* Begin *

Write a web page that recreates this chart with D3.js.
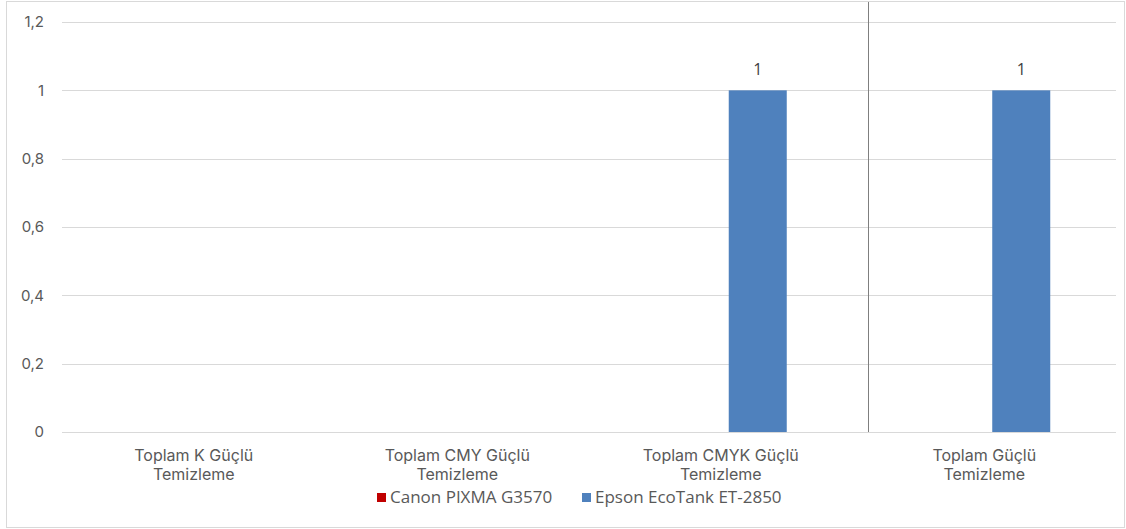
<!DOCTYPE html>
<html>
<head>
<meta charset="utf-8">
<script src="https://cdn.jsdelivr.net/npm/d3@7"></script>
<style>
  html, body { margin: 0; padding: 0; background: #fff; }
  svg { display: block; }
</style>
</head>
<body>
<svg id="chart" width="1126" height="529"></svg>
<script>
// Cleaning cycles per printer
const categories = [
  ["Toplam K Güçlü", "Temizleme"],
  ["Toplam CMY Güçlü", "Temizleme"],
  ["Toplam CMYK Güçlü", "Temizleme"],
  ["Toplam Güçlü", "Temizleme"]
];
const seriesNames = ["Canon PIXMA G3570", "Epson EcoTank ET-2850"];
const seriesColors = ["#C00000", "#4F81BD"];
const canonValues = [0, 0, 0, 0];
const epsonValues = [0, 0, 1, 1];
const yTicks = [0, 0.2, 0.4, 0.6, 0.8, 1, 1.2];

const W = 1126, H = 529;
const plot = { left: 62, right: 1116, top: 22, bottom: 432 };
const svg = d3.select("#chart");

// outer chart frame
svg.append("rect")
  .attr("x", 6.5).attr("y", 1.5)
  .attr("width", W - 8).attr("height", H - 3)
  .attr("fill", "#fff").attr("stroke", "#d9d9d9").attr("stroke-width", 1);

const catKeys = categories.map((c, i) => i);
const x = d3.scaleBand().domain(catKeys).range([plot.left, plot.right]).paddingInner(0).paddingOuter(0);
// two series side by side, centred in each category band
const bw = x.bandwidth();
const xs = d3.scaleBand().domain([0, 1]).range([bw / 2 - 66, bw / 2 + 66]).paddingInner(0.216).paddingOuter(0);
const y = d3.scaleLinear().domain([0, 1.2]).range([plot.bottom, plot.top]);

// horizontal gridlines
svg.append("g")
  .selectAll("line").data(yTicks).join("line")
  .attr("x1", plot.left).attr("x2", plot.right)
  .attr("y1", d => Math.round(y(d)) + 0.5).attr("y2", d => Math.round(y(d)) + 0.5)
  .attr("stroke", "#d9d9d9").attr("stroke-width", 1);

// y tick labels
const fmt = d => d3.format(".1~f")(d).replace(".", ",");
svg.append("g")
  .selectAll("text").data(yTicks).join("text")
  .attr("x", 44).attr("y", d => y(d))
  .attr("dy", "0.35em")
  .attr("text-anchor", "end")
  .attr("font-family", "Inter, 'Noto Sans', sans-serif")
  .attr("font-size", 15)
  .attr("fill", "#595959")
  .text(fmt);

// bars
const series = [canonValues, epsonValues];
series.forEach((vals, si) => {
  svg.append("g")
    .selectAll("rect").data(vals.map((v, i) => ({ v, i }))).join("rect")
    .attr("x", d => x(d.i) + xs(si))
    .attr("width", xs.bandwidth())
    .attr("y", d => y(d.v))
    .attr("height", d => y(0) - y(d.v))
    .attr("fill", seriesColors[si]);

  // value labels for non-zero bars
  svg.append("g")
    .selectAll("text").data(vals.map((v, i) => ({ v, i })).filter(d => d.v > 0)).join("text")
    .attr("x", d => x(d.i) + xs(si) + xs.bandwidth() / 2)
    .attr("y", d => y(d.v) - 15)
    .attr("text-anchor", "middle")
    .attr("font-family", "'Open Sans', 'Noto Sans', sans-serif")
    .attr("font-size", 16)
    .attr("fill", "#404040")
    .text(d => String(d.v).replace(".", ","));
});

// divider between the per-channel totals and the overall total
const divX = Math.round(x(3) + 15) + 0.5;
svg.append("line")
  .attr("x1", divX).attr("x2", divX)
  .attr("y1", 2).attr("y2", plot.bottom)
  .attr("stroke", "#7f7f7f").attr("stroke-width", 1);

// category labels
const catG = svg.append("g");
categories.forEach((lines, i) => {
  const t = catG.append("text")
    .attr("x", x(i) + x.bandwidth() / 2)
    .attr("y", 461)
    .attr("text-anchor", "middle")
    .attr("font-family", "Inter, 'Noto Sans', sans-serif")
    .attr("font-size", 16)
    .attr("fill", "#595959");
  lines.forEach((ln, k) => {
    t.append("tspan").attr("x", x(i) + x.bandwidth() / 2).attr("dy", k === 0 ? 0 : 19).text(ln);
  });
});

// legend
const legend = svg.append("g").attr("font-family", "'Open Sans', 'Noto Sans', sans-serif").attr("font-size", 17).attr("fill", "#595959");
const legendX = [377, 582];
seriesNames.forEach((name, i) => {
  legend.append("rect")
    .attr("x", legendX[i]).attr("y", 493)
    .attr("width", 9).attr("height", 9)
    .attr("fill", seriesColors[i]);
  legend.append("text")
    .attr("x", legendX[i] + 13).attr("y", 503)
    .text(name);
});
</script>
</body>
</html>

* End *

Stated task:
With the pictures left out, transcribe the material exactly.

Exercise output:
Write a web page that recreates this chart with D3.js.
<!DOCTYPE html>
<html>
<head>
<meta charset="utf-8">
<script src="https://cdn.jsdelivr.net/npm/d3@7"></script>
<style>
  html, body { margin: 0; padding: 0; background: #fff; }
  svg { display: block; }
</style>
</head>
<body>
<svg id="chart" width="1126" height="529"></svg>
<script>
// Cleaning cycles per printer
const categories = [
  ["Toplam K Güçlü", "Temizleme"],
  ["Toplam CMY Güçlü", "Temizleme"],
  ["Toplam CMYK Güçlü", "Temizleme"],
  ["Toplam Güçlü", "Temizleme"]
];
const seriesNames = ["Canon PIXMA G3570", "Epson EcoTank ET-2850"];
const seriesColors = ["#C00000", "#4F81BD"];
const canonValues = [0, 0, 0, 0];
const epsonValues = [0, 0, 1, 1];
const yTicks = [0, 0.2, 0.4, 0.6, 0.8, 1, 1.2];

const W = 1126, H = 529;
const plot = { left: 62, right: 1116, top: 22, bottom: 432 };
const svg = d3.select("#chart");

// outer chart frame
svg.append("rect")
  .attr("x", 6.5).attr("y", 1.5)
  .attr("width", W - 8).attr("height", H - 3)
  .attr("fill", "#fff").attr("stroke", "#d9d9d9").attr("stroke-width", 1);

const catKeys = categories.map((c, i) => i);
const x = d3.scaleBand().domain(catKeys).range([plot.left, plot.right]).paddingInner(0).paddingOuter(0);
// two series side by side, centred in each category band
const bw = x.bandwidth();
const xs = d3.scaleBand().domain([0, 1]).range([bw / 2 - 66, bw / 2 + 66]).paddingInner(0.216).paddingOuter(0);
const y = d3.scaleLinear().domain([0, 1.2]).range([plot.bottom, plot.top]);

// horizontal gridlines
svg.append("g")
  .selectAll("line").data(yTicks).join("line")
  .attr("x1", plot.left).attr("x2", plot.right)
  .attr("y1", d => Math.round(y(d)) + 0.5).attr("y2", d => Math.round(y(d)) + 0.5)
  .attr("stroke", "#d9d9d9").attr("stroke-width", 1);

// y tick labels
const fmt = d => d3.format(".1~f")(d).replace(".", ",");
svg.append("g")
  .selectAll("text").data(yTicks).join("text")
  .attr("x", 44).attr("y", d => y(d))
  .attr("dy", "0.35em")
  .attr("text-anchor", "end")
  .attr("font-family", "Inter, 'Noto Sans', sans-serif")
  .attr("font-size", 15)
  .attr("fill", "#595959")
  .text(fmt);

// bars
const series = [canonValues, epsonValues];
series.forEach((vals, si) => {
  svg.append("g")
    .selectAll("rect").data(vals.map((v, i) => ({ v, i }))).join("rect")
    .attr("x", d => x(d.i) + xs(si))
    .attr("width", xs.bandwidth())
    .attr("y", d => y(d.v))
    .attr("height", d => y(0) - y(d.v))
    .attr("fill", seriesColors[si]);

  // value labels for non-zero bars
  svg.append("g")
    .selectAll("text").data(vals.map((v, i) => ({ v, i })).filter(d => d.v > 0)).join("text")
    .attr("x", d => x(d.i) + xs(si) + xs.bandwidth() / 2)
    .attr("y", d => y(d.v) - 15)
    .attr("text-anchor", "middle")
    .attr("font-family", "'Open Sans', 'Noto Sans', sans-serif")
    .attr("font-size", 16)
    .attr("fill", "#404040")
    .text(d => String(d.v).replace(".", ","));
});

// divider between the per-channel totals and the overall total
const divX = Math.round(x(3) + 15) + 0.5;
svg.append("line")
  .attr("x1", divX).attr("x2", divX)
  .attr("y1", 2).attr("y2", plot.bottom)
  .attr("stroke", "#7f7f7f").attr("stroke-width", 1);

// category labels
const catG = svg.append("g");
categories.forEach((lines, i) => {
  const t = catG.append("text")
    .attr("x", x(i) + x.bandwidth() / 2)
    .attr("y", 461)
    .attr("text-anchor", "middle")
    .attr("font-family", "Inter, 'Noto Sans', sans-serif")
    .attr("font-size", 16)
    .attr("fill", "#595959");
  lines.forEach((ln, k) => {
    t.append("tspan").attr("x", x(i) + x.bandwidth() / 2).attr("dy", k === 0 ? 0 : 19).text(ln);
  });
});

// legend
const legend = svg.append("g").attr("font-family", "'Open Sans', 'Noto Sans', sans-serif").attr("font-size", 17).attr("fill", "#595959");
const legendX = [377, 582];
seriesNames.forEach((name, i) => {
  legend.append("rect")
    .attr("x", legendX[i]).attr("y", 493)
    .attr("width", 9).attr("height", 9)
    .attr("fill", seriesColors[i]);
  legend.append("text")
    .attr("x", legendX[i] + 13).attr("y", 503)
    .text(name);
});
</script>
</body>
</html>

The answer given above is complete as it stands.